AI Doesn’t Fix Broken Services. It Exposes Them.

And right now, across far too many organisations, that exposure is uncomfortable

By Johann Diaz

I’m seeing leaders rush to deploy AI into HR, IT, customer service and operations—expecting speed, efficiency, and transformation—only to discover that automation hasn’t fixed anything. In many cases, it’s made things worse. Faster failures. Louder dysfunction. More visible cracks.

That surprise is understandable. For years, technology investments have been sold on the promise of simplification and scale. AI, in particular, has been positioned as a shortcut—an intelligent layer that could smooth over complexity, remove friction, and compensate for gaps in process or capability.

But AI doesn’t work around poor service design.

It doesn’t compensate for unclear ownership.

And it absolutely doesn’t tolerate fragmented workflows and messy data.

It shines a light on them.

What many organisations are experiencing right now isn’t an AI problem. It’s an organisational one. AI isn’t breaking services—it’s revealing how fragile they already were.

I’ve Seen This Movie Before—More Than Once

I recognise this pattern because I’ve lived through multiple waves of “this will fix everything” technology over nearly four decades.

I’ve run major global and local IT service management and service transformation programmes inside organisations such as Diageo, Vodafone, Unilever, BP, and Telefónica O2—often operating at scale, across borders, and under intense commercial and operational pressure. Later, as an advisor and consultant, I worked with organisations including HM Revenue & Customs, Transport for London, E.ON, and National Grid.

Different decades. Different industries. Different technologies.

The same underlying problem kept appearing.

Each wave of innovation arrived with genuine promise. Each was expected to simplify, standardise, and accelerate. And each time, the technology performed largely as designed. What struggled was the organisation around it.

IT Was Rarely the Issue. Services Were.

What became clear very early in my career was this: IT was almost never the root cause.

The real issue was that services had grown organically in silos—owned by individual functions, shaped by internal politics, constrained by legacy decisions, and optimised locally rather than end-to-end. Each team did what made sense for them at the time. Over years, those decisions hardened into structures that were difficult to see, let alone change.

Accountability blurred. Data fragmented. Handoffs became manual and fragile. Customers and employees felt the pain long before leaders saw it reflected on a dashboard.

In that environment, technology didn’t fail. It simply inherited the complexity it was dropped into.

IT Service Management was often the only part of the organisation trying to impose discipline—clear ownership, defined workflows, measurable outcomes. Meanwhile, everything around it continued to operate on goodwill, heroics, and informal workarounds.

Enterprise Service Management is what happens when that discipline finally escapes IT.

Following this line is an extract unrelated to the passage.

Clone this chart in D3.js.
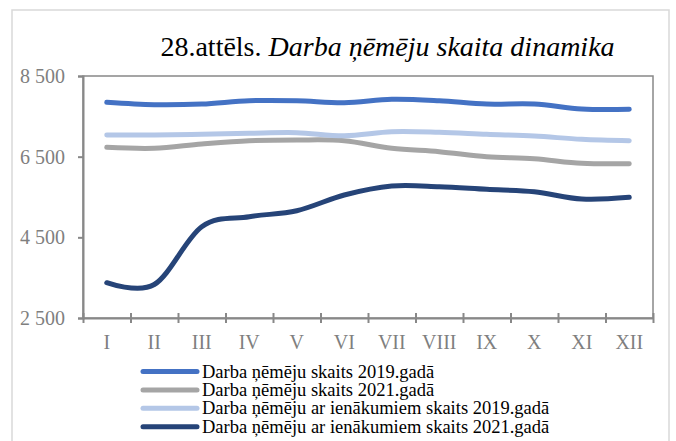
<!DOCTYPE html>
<html><head><meta charset="utf-8">
<script src="https://cdn.jsdelivr.net/npm/d3@7/dist/d3.min.js"></script>
<style>body{margin:0;background:#fff}svg{display:block}</style>
</head><body>
<svg id="c" width="676" height="441"></svg>
<script>
const months = ["I","II","III","IV","V","VI","VII","VIII","IX","X","XI","XII"];
const seriesNames = [
  "Darba ņēmēju skaits 2019.gadā",
  "Darba ņēmēju skaits 2021.gadā",
  "Darba ņēmēju ar ienākumiem skaits 2019.gadā",
  "Darba ņēmēju ar ienākumiem skaits 2021.gadā"
];
const employees2019 = [7848,7788,7805,7887,7887,7838,7922,7887,7805,7805,7681,7674];
const employees2021 = [6732,6707,6814,6896,6913,6896,6707,6623,6499,6449,6335,6325];
const withIncome2019 = [7037,7037,7054,7079,7094,7020,7119,7104,7054,7012,6930,6896];
const withIncome2021 = [3375,3330,4763,5011,5160,5549,5772,5755,5690,5631,5450,5492];
const yTicks = [2500,4500,6500,8500];
const colors = ["#4472C4","#A5A5A5","#B4C7E7","#264478"];
const allSeries = [employees2019, employees2021, withIncome2019, withIncome2021];

const serif = "'Liberation Serif', 'Times New Roman', serif";
const svg = d3.select("#c");
const L = 83, R = 653, T = 76, B = 318;

// outer border
svg.append("rect").attr("x",12).attr("y",10).attr("width",657).attr("height",445)
  .attr("fill","none").attr("stroke","#d9d9d9").attr("stroke-width",1.5);

// title
const title = svg.append("text").attr("x",387.5).attr("y",56).attr("text-anchor","middle")
  .style("font-family",serif).attr("font-size",28).attr("fill","#000");
title.append("tspan").text("28.attēls. ");
title.append("tspan").attr("font-style","italic").text("Darba ņēmēju skaita dinamika");

const x = d3.scaleBand().domain(months).range([L,R]);
const xi = d3.scaleLinear().domain([0,12]).range([L,R]);
const y = d3.scaleLinear().domain([2500,8500]).range([B,T]);
const fmt = d3.formatLocale({decimal:",",thousands:" ",grouping:[3],currency:["",""]}).format(",d");

// frame
svg.append("rect").attr("x",L).attr("y",T).attr("width",R-L).attr("height",B-T)
  .attr("fill","none").attr("stroke","#888").attr("stroke-width",1.5);

// y axis
const ya = svg.append("g").attr("transform",`translate(${L},0)`)
  .call(d3.axisLeft(y).tickValues(yTicks).tickFormat(fmt).tickSize(5).tickPadding(13));
ya.select(".domain").attr("stroke","#888").attr("stroke-width",2);
ya.selectAll(".tick line").attr("stroke","#888").attr("stroke-width",2);
ya.selectAll(".tick text").style("font-family",serif)
  .attr("font-size",20).attr("fill","#7f7f7f");

// x axis ticks (crossing) at band boundaries
const xt = svg.append("g").attr("transform",`translate(0,${B})`)
  .call(d3.axisBottom(xi).tickValues(d3.range(13)).tickFormat("").tickSizeOuter(0));
xt.select(".domain").attr("stroke","#888").attr("stroke-width",2);
xt.selectAll(".tick line").attr("y1",-5).attr("y2",5).attr("stroke","#888").attr("stroke-width",2);

// x labels
const xl = svg.append("g").attr("transform",`translate(0,${B})`)
  .call(d3.axisBottom(x).tickSize(0).tickPadding(17));
xl.select(".domain").remove();
xl.selectAll(".tick text").style("font-family",serif)
  .attr("font-size",20).attr("fill","#7f7f7f");

// lines
const line = d3.line().x((d,i)=>x(months[i])+x.bandwidth()/2).y(d=>y(d)).curve(d3.curveCardinal.tension(0));
allSeries.forEach((s,k)=>{
  svg.append("path").datum(s).attr("d",line).attr("fill","none")
    .attr("stroke",colors[k]).attr("stroke-width",5).attr("stroke-linecap","round").attr("stroke-linejoin","round");
});

// legend
const lg = svg.append("g");
seriesNames.forEach((n,k)=>{
  const yy = 371.5 + k*18.4;
  lg.append("line").attr("x1",143).attr("x2",197).attr("y1",yy).attr("y2",yy)
    .attr("stroke",colors[k]).attr("stroke-width",5).attr("stroke-linecap","round");
  lg.append("text").attr("x",202).attr("y",yy+6).text(n)
    .style("font-family",serif).attr("font-size",18.5).attr("fill","#000");
});
</script>
</body></html>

The Vendor Side Confirmed It

Later in my career, working inside enterprise software vendors such as ServiceNow, BMC Software,

and Serviceware, I saw the same story from the other side of the table.

Customers weren’t struggling because platforms lacked features.

They were struggling because their organisations weren’t structurally designed to scale service.

Tools can only amplify what already exists. If your services are fragmented, automation just

accelerates the chaos.

And now AI has arrived—and it’s stopped being polite.

AI Has Become a Brutally Honest Mirror

AI doesn’t tolerate ambiguity. It doesn’t guess who owns what. It doesn’t fill in the gaps between

HR, IT, Finance and Operations.

It exposes them.

Organisations trying to “layer AI on top” of broken services are discovering this the hard way.

Automation speeds up reality—it doesn’t improve it.

The organisations seeing real value from AI today are the ones that already treat service as an

enterprise capability. They’ve aligned workflows, data, accountability and outcomes before letting AI

loose. AI then becomes an accelerator, not a stress test.

This Is No Longer an IT Conversation

Here’s the shift leaders must grasp in 2026.

Enterprise Service Management is no longer an IT agenda item. It’s a CEO, COO and Chief Service

Officer conversation, because it directly affects:

 Cost-to-serve

 Employee productivity and experience

 Speed of decision-making

 AI scalability

 Customer outcomes and trust

If organisations are trying to scale AI, transformation, or growth on top of siloed services, they’re building on sand. The instability may not show immediately, but it will surface—often at the worst possible moment.

The Question Leaders Must Answer Now

So, the question isn’t “Should we look at ESM?”

That decision has already been made by reality.

The real question is this:

Are you intentionally designing your organisation around service—or letting history, silos and

legacy decisions design it for you?

Across nearly forty years, I’ve seen both paths play out. One leads to clarity, scale and momentum.

The other leads to complexity, cost and permanent firefighting.

Enterprise Service Management isn’t the headline.

It’s the foundation.

And when AI is involved, foundations matter more than ever.